- Born: 1949 (age 75–76) Kharkiv, Ukraine
- Occupation(s): Pianist, teacher, researcher
- Instrument: Piano

= Sofia Moshevich =

Sofia Moshevich (סופיה מושביץ'; born 1949) is a Ukrainian-born pianist, teacher and researcher who lived in Moscow, Jerusalem and Johannesburg before emigrating to Canada where she now lives in Toronto. Since the early 1970s, she has taken a special interest in the Russian composer Dmitri Shostakovich, making a careful analysis of his recorded performances as a pianist. Two books document the results of her work: Dmitri Shostakovich, Pianist and Shostakovich's Music for Piano Solo, Interpretation and Performance. She also contributed a chapter on piano music to A Shostakovich Companion, edited by Michael Mishra.

==Biography==
Moshevich was born in Kharkiv, Ukraine, in 1949, where she studied at the school of Professional Music for Gifted Children. From 1967, she studied piano at the Gnessin Institute in Moscow under the Soviet master Naum Shtarkman. She emigrated to Israel in 1975, continuing her studies in musicology under Joachim Braun at the Bar Ilan University (1976–78) while teaching at Jerusalem's Rubin Academy. She also gave public performances as a soloist and accompanist, including recordings for the Israel Broadcasting Authority. She often played pieces by Shostakovich. She moved to South Africa in 1981, where she studied and taught at the University of the Witwatersrand, Johannesburg, and participated in broadcasts for the South African Broadcasting Corporation. She was granted scholarships from the University of Witwatersrand, the Abraham and Olga Lipman Fund and the South African Jewish Board of Deputies Benjamin Newman Bursary (1983–84).

==Shostakovich research==
Moshevich's interest in Shostakovich goes back to the early 1970s when she was studying at the Gnessin Institute. She was surprised to find that, despite generally accepted views to the contrary, early recordings of his music demonstrated that his piano performances compared favourably with those of the great Soviet pianists. On that basis, she built up and analysed an extensive collection of his recordings. In 1987, while at Witwatersrand, she completed a 120-page doctoral thesis titled "Shostakovich as Interpreter of His Own Music: a Study of Recorded Performances".

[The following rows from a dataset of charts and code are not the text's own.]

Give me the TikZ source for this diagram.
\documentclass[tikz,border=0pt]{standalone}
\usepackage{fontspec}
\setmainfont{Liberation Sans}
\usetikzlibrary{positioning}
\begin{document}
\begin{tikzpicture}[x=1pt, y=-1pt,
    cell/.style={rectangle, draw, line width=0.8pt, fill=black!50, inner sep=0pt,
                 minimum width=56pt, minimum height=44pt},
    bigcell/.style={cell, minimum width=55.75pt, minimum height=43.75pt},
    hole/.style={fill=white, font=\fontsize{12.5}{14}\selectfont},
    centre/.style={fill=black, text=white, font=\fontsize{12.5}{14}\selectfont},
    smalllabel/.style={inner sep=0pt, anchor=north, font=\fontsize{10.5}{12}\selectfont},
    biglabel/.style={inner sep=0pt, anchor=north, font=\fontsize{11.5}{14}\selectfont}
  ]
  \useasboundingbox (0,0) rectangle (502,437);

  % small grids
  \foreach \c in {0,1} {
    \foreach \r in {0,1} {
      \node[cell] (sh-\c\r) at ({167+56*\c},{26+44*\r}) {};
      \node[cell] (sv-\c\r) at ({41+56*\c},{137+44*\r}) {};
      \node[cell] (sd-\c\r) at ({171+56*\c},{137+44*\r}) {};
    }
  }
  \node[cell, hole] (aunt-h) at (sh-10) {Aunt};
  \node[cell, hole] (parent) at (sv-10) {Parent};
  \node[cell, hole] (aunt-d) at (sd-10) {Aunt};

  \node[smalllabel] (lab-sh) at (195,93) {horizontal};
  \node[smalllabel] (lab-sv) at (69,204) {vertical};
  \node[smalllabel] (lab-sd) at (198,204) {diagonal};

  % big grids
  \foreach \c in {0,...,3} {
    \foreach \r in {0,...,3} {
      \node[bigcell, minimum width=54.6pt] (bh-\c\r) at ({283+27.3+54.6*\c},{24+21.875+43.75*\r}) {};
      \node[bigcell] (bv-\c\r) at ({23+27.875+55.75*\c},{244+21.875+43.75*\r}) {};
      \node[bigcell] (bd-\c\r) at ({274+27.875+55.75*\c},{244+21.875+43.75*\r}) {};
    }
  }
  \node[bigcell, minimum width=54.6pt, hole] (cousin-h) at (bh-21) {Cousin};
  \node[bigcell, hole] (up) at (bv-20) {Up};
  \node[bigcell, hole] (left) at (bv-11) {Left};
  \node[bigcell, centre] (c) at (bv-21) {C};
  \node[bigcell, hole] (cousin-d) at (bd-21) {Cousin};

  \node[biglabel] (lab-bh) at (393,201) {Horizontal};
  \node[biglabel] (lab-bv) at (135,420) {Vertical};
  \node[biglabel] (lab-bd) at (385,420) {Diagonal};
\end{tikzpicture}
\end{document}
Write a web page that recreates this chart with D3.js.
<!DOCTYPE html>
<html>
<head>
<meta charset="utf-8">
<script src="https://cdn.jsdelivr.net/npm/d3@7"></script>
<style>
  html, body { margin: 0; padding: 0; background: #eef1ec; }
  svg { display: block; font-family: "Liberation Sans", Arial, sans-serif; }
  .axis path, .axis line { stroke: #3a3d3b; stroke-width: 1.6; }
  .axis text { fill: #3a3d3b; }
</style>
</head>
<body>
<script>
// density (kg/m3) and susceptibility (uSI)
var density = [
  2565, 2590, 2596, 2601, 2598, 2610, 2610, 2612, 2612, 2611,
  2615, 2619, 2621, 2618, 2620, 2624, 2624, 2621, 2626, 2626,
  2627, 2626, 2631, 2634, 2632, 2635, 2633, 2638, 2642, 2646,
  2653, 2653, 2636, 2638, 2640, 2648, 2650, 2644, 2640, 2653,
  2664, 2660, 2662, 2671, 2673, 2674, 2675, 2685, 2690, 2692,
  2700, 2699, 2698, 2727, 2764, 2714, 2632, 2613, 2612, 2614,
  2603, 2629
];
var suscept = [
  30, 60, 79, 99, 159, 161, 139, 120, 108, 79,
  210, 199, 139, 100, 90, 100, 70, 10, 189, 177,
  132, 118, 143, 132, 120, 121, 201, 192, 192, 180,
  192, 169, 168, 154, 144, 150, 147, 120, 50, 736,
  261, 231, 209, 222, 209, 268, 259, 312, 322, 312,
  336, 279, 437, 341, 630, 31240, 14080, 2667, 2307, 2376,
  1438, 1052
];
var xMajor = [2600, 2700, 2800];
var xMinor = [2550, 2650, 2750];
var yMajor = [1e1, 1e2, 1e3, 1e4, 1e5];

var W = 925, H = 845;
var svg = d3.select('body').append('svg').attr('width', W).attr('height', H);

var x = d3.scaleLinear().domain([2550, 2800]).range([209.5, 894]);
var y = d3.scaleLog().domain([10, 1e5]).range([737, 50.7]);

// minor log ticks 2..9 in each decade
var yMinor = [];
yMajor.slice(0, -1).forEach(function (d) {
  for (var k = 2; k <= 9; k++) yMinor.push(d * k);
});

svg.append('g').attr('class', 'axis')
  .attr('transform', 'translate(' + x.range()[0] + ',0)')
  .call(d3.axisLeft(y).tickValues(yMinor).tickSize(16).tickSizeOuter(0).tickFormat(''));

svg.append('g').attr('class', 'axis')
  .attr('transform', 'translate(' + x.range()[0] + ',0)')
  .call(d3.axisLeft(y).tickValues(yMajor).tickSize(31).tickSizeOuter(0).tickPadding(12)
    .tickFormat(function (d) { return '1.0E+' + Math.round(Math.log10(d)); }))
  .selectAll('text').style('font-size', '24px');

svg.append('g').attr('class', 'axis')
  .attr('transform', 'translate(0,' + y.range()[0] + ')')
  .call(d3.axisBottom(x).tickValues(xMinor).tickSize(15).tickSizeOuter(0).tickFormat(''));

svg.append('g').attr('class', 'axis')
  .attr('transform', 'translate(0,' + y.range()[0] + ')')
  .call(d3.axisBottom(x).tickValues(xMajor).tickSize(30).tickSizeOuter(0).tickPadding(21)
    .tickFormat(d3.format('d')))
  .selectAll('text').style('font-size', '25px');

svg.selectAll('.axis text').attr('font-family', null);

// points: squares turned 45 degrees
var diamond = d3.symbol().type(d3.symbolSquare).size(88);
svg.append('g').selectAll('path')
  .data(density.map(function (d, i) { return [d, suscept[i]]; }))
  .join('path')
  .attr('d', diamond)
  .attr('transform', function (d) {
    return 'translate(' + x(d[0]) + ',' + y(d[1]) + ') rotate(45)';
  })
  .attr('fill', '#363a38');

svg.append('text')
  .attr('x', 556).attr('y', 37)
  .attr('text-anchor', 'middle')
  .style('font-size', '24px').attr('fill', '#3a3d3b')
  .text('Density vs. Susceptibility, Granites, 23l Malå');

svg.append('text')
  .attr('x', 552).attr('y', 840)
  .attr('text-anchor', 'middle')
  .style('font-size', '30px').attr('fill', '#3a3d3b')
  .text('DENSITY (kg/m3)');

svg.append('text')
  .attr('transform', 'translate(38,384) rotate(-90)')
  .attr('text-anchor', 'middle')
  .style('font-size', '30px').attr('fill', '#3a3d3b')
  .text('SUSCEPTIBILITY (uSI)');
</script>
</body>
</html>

In Dmitri Shostakovich, Pianist, Moshevich reviews the composer's recordings as well as the reception of his performances. The book has received mixed reviews. Shostakovich expert David Fanning describes it as "richly rewarding" when considered as "an enthusiastic fact-gathering mission" but criticises it for a failure to develop a "richer critical vocabulary to articulate the strengths in his playing". Writing in DSCH Journal, Nigel Papworth compliments the work on its coverage of important gaps in the composer's biography and its careful attention to detail. By contrast, Mark Mazullo criticizes the work as presenting a "superficial commentary" on the music of Shostakovich although he admits it contains some new reminiscences and quotes which unfortunately are not adequately discussed.

She has also published on pianist Glenn Gould's Russian tour.

==Family==
Moshevich is the daughter of Mark and Matlia (Matilda) Moshevich and is married to Arik Moshevich (née Poupko). Her maiden name is thus the same as her married name. She has two children: Avital (Tali) Kellerstein and Jonathan.